▸ **Recorded data**:
---------------

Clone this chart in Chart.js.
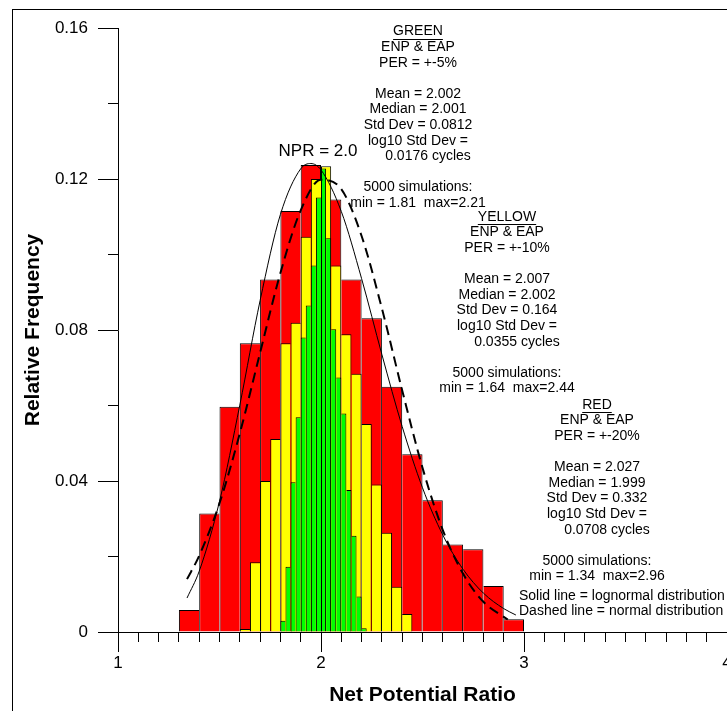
<!DOCTYPE html>
<html><head><meta charset="utf-8">
<script src="https://cdn.jsdelivr.net/npm/chart.js@4"></script>
<style>html,body{margin:0;padding:0;background:#fff}canvas{display:block}</style>
</head><body>
<canvas id="c" width="727" height="711"></canvas>
<script>
// ---- DATA ----
const redBinCenters = [1.35,1.45,1.55,1.65,1.75,1.85,1.95,2.05,2.15,2.25,2.35,2.45,2.55,2.65,2.75,2.85,2.95];
const redFreq = [0.0058,0.0314,0.0597,0.0765,0.0934,0.1115,0.1237,0.1146,0.0934,0.0831,0.0650,0.0471,0.0349,0.0232,0.0219,0.0122,0.0034];

const yellowBinCenters = [1.625,1.675,1.725,1.775,1.825,1.875,1.925,1.975,2.025,2.075,2.125,2.175,2.225,2.275,2.325,2.375,2.425];
const yellowFreq = [0.0008,0.0185,0.0400,0.0511,0.0765,0.0819,0.1047,0.1200,0.1234,0.0971,0.0789,0.0684,0.0551,0.0391,0.0263,0.0120,0.0048];

const greenBinCenters = [1.8125,1.8375,1.8625,1.8875,1.9125,1.9375,1.9625,1.9875,2.0125,2.0375,2.0625,2.0875,2.1125,2.1375,2.1625,2.1875,2.2125];
const greenFreq = [0.0030,0.0173,0.0397,0.0569,0.0780,0.0865,0.0971,0.1151,0.1228,0.1043,0.0802,0.0674,0.0579,0.0376,0.0255,0.0094,0.0010];

const lognormX = [1.34,1.4,1.5,1.6,1.7,1.8,1.9,1.95,2.0,2.1,2.2,2.3,2.4,2.5,2.6,2.7,2.8,2.9,2.96];
const lognormY = [0.0090,0.0161,0.0346,0.0601,0.0878,0.1106,0.1227,0.1241,0.1224,0.1114,0.0936,0.0735,0.0544,0.0382,0.0257,0.0166,0.0103,0.0062,0.0045];

const normalX = [1.34,1.4,1.5,1.6,1.7,1.8,1.9,2.0,2.1,2.2,2.3,2.4,2.5,2.6,2.7,2.8,2.92];
const normalY = [0.0140,0.0202,0.0341,0.0526,0.0740,0.0951,0.1117,0.1198,0.1173,0.1049,0.0857,0.0640,0.0435,0.0270,0.0154,0.0080,0.0033];

const xMajorTicks = [1,2,3,4];
const xMinorTicks = [1.0,1.1,1.2,1.3,1.4,1.5,1.6,1.7,1.8,1.9,2.0,2.1,2.2,2.3,2.4,2.5,2.6,2.7,2.8,2.9,3.0,3.1,3.2,3.3,3.4,3.5,3.6,3.7,3.8,3.9,4.0];
const yMajorTicks = [0,0.04,0.08,0.12,0.16];
const yMinorTicks = [0.02,0.06,0.10,0.14];

const greenText = ['GREEN','ENP & EAP','PER = +-5%','','Mean = 2.002','Median = 2.001','Std Dev = 0.0812','log10 Std Dev =','0.0176 cycles','','5000 simulations:','min = 1.81  max=2.21'];
const yellowText = ['YELLOW','ENP & EAP','PER = +-10%','','Mean = 2.007','Median = 2.002','Std Dev = 0.164','log10 Std Dev =','0.0355 cycles','','5000 simulations:','min = 1.64  max=2.44'];
const redText = ['RED','ENP & EAP','PER = +-20%','','Mean = 2.027','Median = 1.999','Std Dev = 0.332','log10 Std Dev =','0.0708 cycles','','5000 simulations:','min = 1.34  max=2.96'];
const legendText = ['Solid line = lognormal distribution','Dashed line = normal distribution'];
const nprText = 'NPR = 2.0';

// ---- helpers ----
const FONT = "'Liberation Sans', Arial, sans-serif";
const pts = (xs, ys) => xs.map((x,i)=>({x:x, y:ys[i]}));
function edges(freq){
  return ctx => {
    const i = ctx.dataIndex, v = freq[i];
    const p = i>0 ? freq[i-1] : -1, n = i<freq.length-1 ? freq[i+1] : -1;
    return {top:1, bottom:0, left: v>p?1:0, right: v>=n?1:0};
  };
}
function barSet(label, centers, freq, color, axis, order){
  return {type:'bar', label, data: pts(centers, freq), xAxisID: axis, yAxisID:'y',
    backgroundColor: color, borderColor:'#000', borderWidth: edges(freq), borderSkipped:false,
    inflateAmount:0, barPercentage:1, categoryPercentage:1, grouped:false, order};
}
const hiddenX = () => ({type:'linear', display:false, min:1, max:4, offset:false, grid:{offset:false}, ticks:{stepSize:1}});

const framePlugin = {
  id:'frame',
  beforeDraw(chart){
    const c = chart.ctx; c.save();
    c.fillStyle='#fff'; c.fillRect(0,0,chart.width,chart.height);
    c.strokeStyle='#000'; c.lineWidth=1;
    c.strokeRect(12.5,9.5,chart.width+20,chart.height+20);
    c.restore();
  }
};
function drawBlock(c, lines, cx, y0){
  const lh = 15.6;
  lines.forEach((t,i)=>{
    if(!t) return;
    const y = y0 + i*lh;
    const dx = (i===8) ? 10 : 0;
    c.fillText(t, cx+dx, y);
    if(i===0){
      const w = c.measureText(t).width;
      c.beginPath(); c.moveTo(cx-w/2, Math.round(y+7)+0.5); c.lineTo(cx+w/2, Math.round(y+7)+0.5); c.stroke();
    }
  });
}
const textPlugin = {
  id:'texts',
  afterDraw(chart){
    const c = chart.ctx; c.save();
    c.fillStyle='#000'; c.strokeStyle='#000'; c.lineWidth=1;
    c.textBaseline='middle'; c.textAlign='center';
    c.font = '14px ' + FONT;
    drawBlock(c, greenText, 418, 31.5);
    drawBlock(c, yellowText, 507, 217);
    drawBlock(c, redText, 597, 405);
    c.textAlign='left';
    c.fillText(legendText[0], 519, 596);
    c.fillText(legendText[1], 519, 611.5);
    c.textAlign='center';
    c.font = '17px ' + FONT;
    c.fillText(nprText, 318, 151.5);
    c.restore();
  }
};

new Chart(document.getElementById('c'), {
  data: {
    datasets: [
      {type:'line', label:'lognormal', data: pts(lognormX, lognormY), xAxisID:'x', yAxisID:'y',
        borderColor:'#000', borderWidth:1, pointRadius:0, fill:false, cubicInterpolationMode:'monotone', order:0},
      {type:'line', label:'normal', data: pts(normalX, normalY), xAxisID:'x', yAxisID:'y',
        borderColor:'#000', borderWidth:2, borderDash:[10,6], pointRadius:0, fill:false, cubicInterpolationMode:'monotone', order:0},
      barSet('green', greenBinCenters, greenFreq, '#00FF00', 'xG', 1),
      barSet('yellow', yellowBinCenters, yellowFreq, '#FFFF00', 'xY', 2),
      barSet('red', redBinCenters, redFreq, '#FF0000', 'xR', 3)
    ]
  },
  options: {
    responsive:false, devicePixelRatio:1, animation:false,
    layout:{padding:{top:28, left:0, right:0, bottom:0}},
    plugins:{legend:{display:false}, tooltip:{enabled:false}},
    scales:{
      x:{type:'linear', position:'bottom', min:1, max:4, offset:false,
        grid:{offset:false, drawOnChartArea:false, drawTicks:true, tickLength:20, tickColor:'#000', tickWidth:1, color:'#000'},
        border:{display:true, color:'#000', width:1},
        afterBuildTicks(s){ s.ticks = xMajorTicks.map(v=>({value:v})); },
        ticks:{autoSkip:false, maxRotation:0, color:'#000', font:{family:FONT, size:17}, padding:1, callback:v=>String(v)},
        title:{display:true, text:'Net Potential Ratio', color:'#000', font:{family:FONT, size:21, weight:'bold'}, padding:{top:0, bottom:3}},
        afterFit(s){ s.height = 79; s.paddingLeft = 0; s.paddingRight = 0; }
      },
      xMinor:{type:'linear', position:{y:0}, min:1, max:4, offset:false,
        grid:{offset:false, drawOnChartArea:false, drawTicks:true, tickLength:10, tickColor:'#000', tickWidth:1},
        border:{display:false}, ticks:{display:false},
        afterBuildTicks(s){ s.ticks = xMinorTicks.map(v=>({value:v})); }
      },
      y:{type:'linear', position:'left', min:0, max:0.16,
        grid:{drawOnChartArea:false, drawTicks:true, tickLength:20, tickColor:'#000', tickWidth:1, color:'#000'},
        border:{display:true, color:'#000', width:1},
        afterBuildTicks(s){ s.ticks = yMajorTicks.map(v=>({value:v})); },
        ticks:{color:'#000', font:{family:FONT, size:17}, padding:10, callback:v=> v===0 ? '0' : v.toFixed(2)},
        title:{display:true, text:'Relative Frequency', color:'#000', font:{family:FONT, size:21, weight:'bold'}, padding:{top:21, bottom:0}},
        afterFit(s){ s.width = 118; }
      },
      yMinor:{type:'linear', position:{x:1}, min:0, max:0.16,
        grid:{drawOnChartArea:false, drawTicks:true, tickLength:10, tickColor:'#000', tickWidth:1},
        border:{display:false}, ticks:{display:false},
        afterBuildTicks(s){ s.ticks = yMinorTicks.map(v=>({value:v})); }
      },
      xR: hiddenX(), xY: hiddenX(), xG: hiddenX()
    }
  },
  plugins:[framePlugin, textPlugin]
});
</script>
</body></html>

---------------

▸ **Given problem**: Please reproduce the listing exactly from its opening line through the line that contains "const yMinorTicks = [0.02,0.06,0.10,0.14];", both included, with all pictures omitted.

▸ **Result below**:
Clone this chart in Chart.js.
<!DOCTYPE html>
<html><head><meta charset="utf-8">
<script src="https://cdn.jsdelivr.net/npm/chart.js@4"></script>
<style>html,body{margin:0;padding:0;background:#fff}canvas{display:block}</style>
</head><body>
<canvas id="c" width="727" height="711"></canvas>
<script>
// ---- DATA ----
const redBinCenters = [1.35,1.45,1.55,1.65,1.75,1.85,1.95,2.05,2.15,2.25,2.35,2.45,2.55,2.65,2.75,2.85,2.95];
const redFreq = [0.0058,0.0314,0.0597,0.0765,0.0934,0.1115,0.1237,0.1146,0.0934,0.0831,0.0650,0.0471,0.0349,0.0232,0.0219,0.0122,0.0034];

const yellowBinCenters = [1.625,1.675,1.725,1.775,1.825,1.875,1.925,1.975,2.025,2.075,2.125,2.175,2.225,2.275,2.325,2.375,2.425];
const yellowFreq = [0.0008,0.0185,0.0400,0.0511,0.0765,0.0819,0.1047,0.1200,0.1234,0.0971,0.0789,0.0684,0.0551,0.0391,0.0263,0.0120,0.0048];

const greenBinCenters = [1.8125,1.8375,1.8625,1.8875,1.9125,1.9375,1.9625,1.9875,2.0125,2.0375,2.0625,2.0875,2.1125,2.1375,2.1625,2.1875,2.2125];
const greenFreq = [0.0030,0.0173,0.0397,0.0569,0.0780,0.0865,0.0971,0.1151,0.1228,0.1043,0.0802,0.0674,0.0579,0.0376,0.0255,0.0094,0.0010];

const lognormX = [1.34,1.4,1.5,1.6,1.7,1.8,1.9,1.95,2.0,2.1,2.2,2.3,2.4,2.5,2.6,2.7,2.8,2.9,2.96];
const lognormY = [0.0090,0.0161,0.0346,0.0601,0.0878,0.1106,0.1227,0.1241,0.1224,0.1114,0.0936,0.0735,0.0544,0.0382,0.0257,0.0166,0.0103,0.0062,0.0045];

const normalX = [1.34,1.4,1.5,1.6,1.7,1.8,1.9,2.0,2.1,2.2,2.3,2.4,2.5,2.6,2.7,2.8,2.92];
const normalY = [0.0140,0.0202,0.0341,0.0526,0.0740,0.0951,0.1117,0.1198,0.1173,0.1049,0.0857,0.0640,0.0435,0.0270,0.0154,0.0080,0.0033];

const xMajorTicks = [1,2,3,4];
const xMinorTicks = [1.0,1.1,1.2,1.3,1.4,1.5,1.6,1.7,1.8,1.9,2.0,2.1,2.2,2.3,2.4,2.5,2.6,2.7,2.8,2.9,3.0,3.1,3.2,3.3,3.4,3.5,3.6,3.7,3.8,3.9,4.0];
const yMajorTicks = [0,0.04,0.08,0.12,0.16];
const yMinorTicks = [0.02,0.06,0.10,0.14];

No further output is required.